__EXERCISE BRIEF__. Write the data out again, character for character, with no images.

__DATA SHOWN__.
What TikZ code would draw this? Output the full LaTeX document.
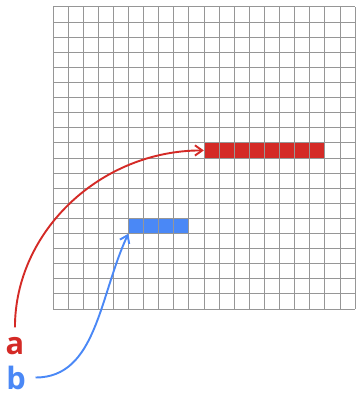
\documentclass[tikz,border=0pt]{standalone}
\usepackage{fontspec}
\setmainfont{Open Sans}
\usetikzlibrary{
    positioning,
    arrows.meta
}
\definecolor{MarkRed}{RGB}{212,42,38}
\definecolor{MarkBlue}{RGB}{74,136,246}
\definecolor{GridGray}{RGB}{150,150,150}

\begin{document}
\begin{tikzpicture}[
    x=0.5cm, y=0.5cm,
    gridline/.style={draw=GridGray, line width=0.9pt, step=0.5cm},
    cellfill/.style={inner sep=0pt, minimum height=0.5cm},
    arr/.style={line width=1.8pt, shorten <=7pt, -{Straight Barb[length=2.4mm,width=3.4mm]}},
    lbl/.style={font=\fontsize{29}{30}\selectfont\bfseries, inner sep=2pt, anchor=base},
]
\useasboundingbox (-3.51,-5.56) rectangle (20,20.46);
% marked runs
\fill[MarkRed] (10,10) rectangle (18,11);
\fill[MarkBlue] (5,5) rectangle (9,6);
\node[cellfill, minimum width=4cm] (redrun) at (14,10.5) {};
\node[cellfill, minimum width=2cm] (bluerun) at (7,5.5) {};
% grid
\draw[gridline] (0,0) grid (20,20);
% labels
\node[lbl, text=MarkRed] (a) at (-2.52,-3.0) {a};
\node[lbl, text=MarkBlue] (b) at (-2.45,-5.3) {b};
% pointers
\draw[arr, MarkRed] (a.north) to[out=90, in=180] (redrun.west);
\draw[arr, MarkBlue] (b.east) to[out=0, in=-115] (bluerun.south west);
\end{tikzpicture}
\end{document}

__OUTPUT OF THE TASK__.
What TikZ code would draw this? Output the full LaTeX document.
\documentclass[tikz,border=0pt]{standalone}
\usepackage{fontspec}
\setmainfont{Open Sans}
\usetikzlibrary{
    positioning,
    arrows.meta
}
\definecolor{MarkRed}{RGB}{212,42,38}
\definecolor{MarkBlue}{RGB}{74,136,246}
\definecolor{GridGray}{RGB}{150,150,150}

\begin{document}
\begin{tikzpicture}[
    x=0.5cm, y=0.5cm,
    gridline/.style={draw=GridGray, line width=0.9pt, step=0.5cm},
    cellfill/.style={inner sep=0pt, minimum height=0.5cm},
    arr/.style={line width=1.8pt, shorten <=7pt, -{Straight Barb[length=2.4mm,width=3.4mm]}},
    lbl/.style={font=\fontsize{29}{30}\selectfont\bfseries, inner sep=2pt, anchor=base},
]
\useasboundingbox (-3.51,-5.56) rectangle (20,20.46);
% marked runs
\fill[MarkRed] (10,10) rectangle (18,11);
\fill[MarkBlue] (5,5) rectangle (9,6);
\node[cellfill, minimum width=4cm] (redrun) at (14,10.5) {};
\node[cellfill, minimum width=2cm] (bluerun) at (7,5.5) {};
% grid
\draw[gridline] (0,0) grid (20,20);
% labels
\node[lbl, text=MarkRed] (a) at (-2.52,-3.0) {a};
\node[lbl, text=MarkBlue] (b) at (-2.45,-5.3) {b};
% pointers
\draw[arr, MarkRed] (a.north) to[out=90, in=180] (redrun.west);
\draw[arr, MarkBlue] (b.east) to[out=0, in=-115] (bluerun.south west);
\end{tikzpicture}
\end{document}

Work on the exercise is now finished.